## Written task:
Print only the lines from the top of the data through the line with "import numpy as np", both included, skipping every picture.
* Begin Data block *
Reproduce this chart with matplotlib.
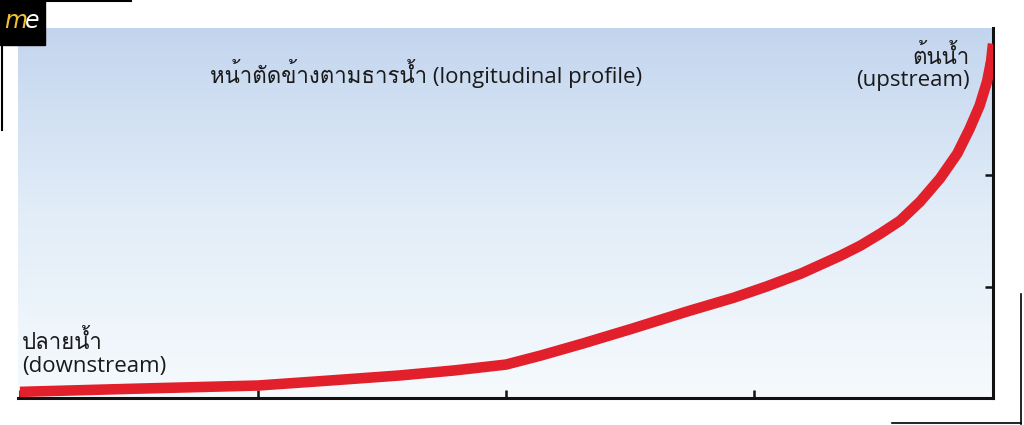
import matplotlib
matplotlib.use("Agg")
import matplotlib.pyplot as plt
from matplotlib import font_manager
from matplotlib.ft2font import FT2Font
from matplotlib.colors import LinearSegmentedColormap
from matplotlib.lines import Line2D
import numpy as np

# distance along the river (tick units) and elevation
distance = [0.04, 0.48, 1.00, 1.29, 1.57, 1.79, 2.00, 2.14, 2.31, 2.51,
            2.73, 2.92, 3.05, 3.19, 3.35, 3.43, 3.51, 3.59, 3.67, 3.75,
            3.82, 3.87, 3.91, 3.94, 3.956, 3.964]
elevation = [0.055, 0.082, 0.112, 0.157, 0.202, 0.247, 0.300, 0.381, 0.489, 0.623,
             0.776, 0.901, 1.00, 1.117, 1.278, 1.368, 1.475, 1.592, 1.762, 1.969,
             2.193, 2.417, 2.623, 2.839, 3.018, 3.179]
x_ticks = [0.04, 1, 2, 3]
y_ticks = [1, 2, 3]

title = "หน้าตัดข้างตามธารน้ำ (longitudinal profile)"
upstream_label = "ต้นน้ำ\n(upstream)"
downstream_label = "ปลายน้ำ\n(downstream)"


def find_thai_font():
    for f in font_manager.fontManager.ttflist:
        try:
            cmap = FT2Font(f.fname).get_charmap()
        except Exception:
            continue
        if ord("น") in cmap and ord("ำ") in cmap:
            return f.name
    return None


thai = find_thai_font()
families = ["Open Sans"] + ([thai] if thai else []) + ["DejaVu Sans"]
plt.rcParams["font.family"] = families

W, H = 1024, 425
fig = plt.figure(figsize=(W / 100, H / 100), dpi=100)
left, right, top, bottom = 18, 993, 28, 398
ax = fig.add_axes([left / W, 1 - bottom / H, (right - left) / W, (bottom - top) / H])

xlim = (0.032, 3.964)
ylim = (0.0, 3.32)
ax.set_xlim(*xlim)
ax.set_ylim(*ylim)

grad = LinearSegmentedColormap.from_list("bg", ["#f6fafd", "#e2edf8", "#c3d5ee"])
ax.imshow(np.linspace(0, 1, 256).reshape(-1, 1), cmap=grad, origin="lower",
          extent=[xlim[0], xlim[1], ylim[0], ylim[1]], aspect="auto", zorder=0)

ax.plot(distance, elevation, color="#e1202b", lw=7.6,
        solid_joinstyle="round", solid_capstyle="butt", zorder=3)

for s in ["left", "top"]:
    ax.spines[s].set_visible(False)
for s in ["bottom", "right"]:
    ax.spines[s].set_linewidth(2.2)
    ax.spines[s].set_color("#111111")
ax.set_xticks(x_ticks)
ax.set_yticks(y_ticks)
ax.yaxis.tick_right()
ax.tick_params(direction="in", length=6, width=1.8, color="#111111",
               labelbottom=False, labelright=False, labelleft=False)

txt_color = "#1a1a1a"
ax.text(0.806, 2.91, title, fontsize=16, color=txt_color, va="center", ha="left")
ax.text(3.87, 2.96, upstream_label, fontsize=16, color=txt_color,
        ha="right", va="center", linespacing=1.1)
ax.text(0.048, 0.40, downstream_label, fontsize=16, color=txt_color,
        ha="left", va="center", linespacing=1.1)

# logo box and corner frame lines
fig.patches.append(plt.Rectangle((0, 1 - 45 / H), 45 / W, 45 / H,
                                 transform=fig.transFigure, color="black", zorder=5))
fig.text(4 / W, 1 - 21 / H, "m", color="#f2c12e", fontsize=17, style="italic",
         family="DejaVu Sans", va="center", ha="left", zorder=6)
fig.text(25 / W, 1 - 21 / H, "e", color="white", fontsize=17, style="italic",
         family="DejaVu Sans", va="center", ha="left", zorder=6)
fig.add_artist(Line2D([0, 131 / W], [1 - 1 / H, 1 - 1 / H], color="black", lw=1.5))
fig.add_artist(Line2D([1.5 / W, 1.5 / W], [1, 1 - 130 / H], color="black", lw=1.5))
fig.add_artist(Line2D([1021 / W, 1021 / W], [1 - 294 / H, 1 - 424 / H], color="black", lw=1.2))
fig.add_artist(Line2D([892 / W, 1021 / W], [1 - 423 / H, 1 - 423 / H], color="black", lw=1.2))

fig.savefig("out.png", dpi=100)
* End Data block *
## Answer for the task:
Reproduce this chart with matplotlib.
import matplotlib
matplotlib.use("Agg")
import matplotlib.pyplot as plt
from matplotlib import font_manager
from matplotlib.ft2font import FT2Font
from matplotlib.colors import LinearSegmentedColormap
from matplotlib.lines import Line2D
import numpy as np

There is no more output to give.